Novas Histórias do Tempo da Velha Escola (CDXCIII)

Meda, 8 de abril de 2041

Recordais-vos, certamente, de vos ter falado de um velho rascunho encontrado entre outras antiguidades, num armário da casa velha. Nesse papelinho estavam inscritas propostas de tarefas como:

“Construir um cenário para a educação local, com base nos indicadores de implementação do projeto; identificar o potencial local para construção de comunidades de aprendizagem; disponibilizar contributos que promovam a eco sustentabilidade, o estímulo ao espírito inventivo e criação de soluções novas, bem como de responsabilidade social, princípio ético que nos dizia que tudo o que fosse inovado o deveria ser para benefício coletivo; sistematizar o conhecimento, para posterior difusão”.

A leitura desse escrito me comoveu. Ajudou-me a compreender por que razão, nos idos de vinte, nos chamavam “líricos”, “lunáticos”, “utópicos” e outros epítetos bem menos lisonjeiros.

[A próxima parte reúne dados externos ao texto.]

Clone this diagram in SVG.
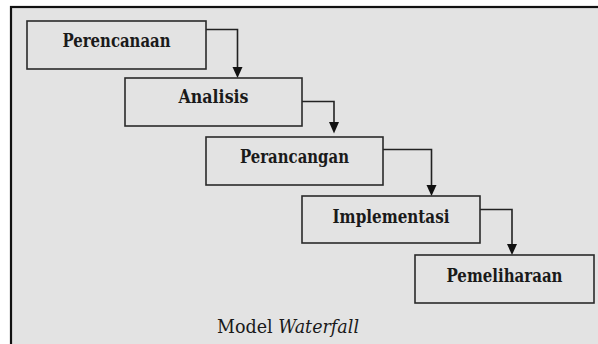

Assim eram tratados professores como a Cecília, o Bruno, o André, a Lívia, a Ingrid, a Carolina, o Tuck, a Jana, a Fabi, a Ilka e muitos outros, que sinto orgulho de ter conhecido e de os ter como amigos. Continuam à espera de que alguém os descubra, reconheça e compreenda o alcance das suas ações. Em 2041, sigo os seus passos, insisto numa busca que não cessa, por ter sido nessa busca que me encontrei, reencontrei e achei razões para me manter professor. A esses “utópicos” devo quase tudo o que de bom eu possa ser. E o êxito das turmas-piloto.

 

A utopia passava pela adequação dos espaços de aprendizagem, apetrechados com materiais necessários a uma organização com referência a novos paradigmas. O prédio da escola convertia-se numa “ágora”, espaço de encontro, aprendizagem, partilha. A par da atualização do espólio das bibliotecas escolares e comunitárias, eram disponibilizados dispositivos de acesso à Internet e instalada uma plataforma digital de aprendizagem. 

Em cada espaço de aprendizagem, estavam sempre dois ou mais educadores, num efetivo trabalho de equipe, como observei na escolinha da minha amiga Lúcia. Voltei de lá com mais alento e vontade de não desistir. Voltei mais consciente do muito que teria de me melhorar, do quanto teria de aperfeiçoar a minha prática. Voltei com a minha “fé pedagógica” fortalecida, porque recebia desses professores lições de humanidade.

Todas as escolas deveriam ser espaços produtores de culturas singulares, mas também espaços de múltiplas interações, cooperação, comunicação. Hoje, sabemos que, nos idos de vinte, as escolas eram, quase sempre, espaços de solidão e que a solidão dos professores era da mesma natureza da solidão dos alunos. Só os “utópicos” ousavam criar solidários laços. Lede o que aconteceu na escola da Lúcia, decorridos dois meses após a chegada do Miro. 

Ele já escrevia frases, já fazia preparações no laboratório das ciências, até já lia palavras em inglês. E foi a professora de Inglês que protagonizou um episódio que viria a influenciar o curso da recuperação do Miro. 

Perante uma atitude menos correta, a professora repreendeu-o. Porém, apercebendo-se das nefastas consequências da reprimenda num momento ainda tão frágil da reciclagem dos afetos, emendou a mão como pôde, explicou-lhe o essencial da besteira, pediu desculpa ao Miro pelo exagero posto na repreensão. 

“Aqui, os professores pedem desculpa?” – inquiriu o Miro, perplexo.

“Claro!” – respondeu a Lúcia. 

O Miro reagiu com um esgar de espanto, deu uma volta e seguiu viagem, para que as professoras não vissem que pela sua cara de buliçoso inveterado passeava a manga da camisola com que limpava uma lágrima teimosa.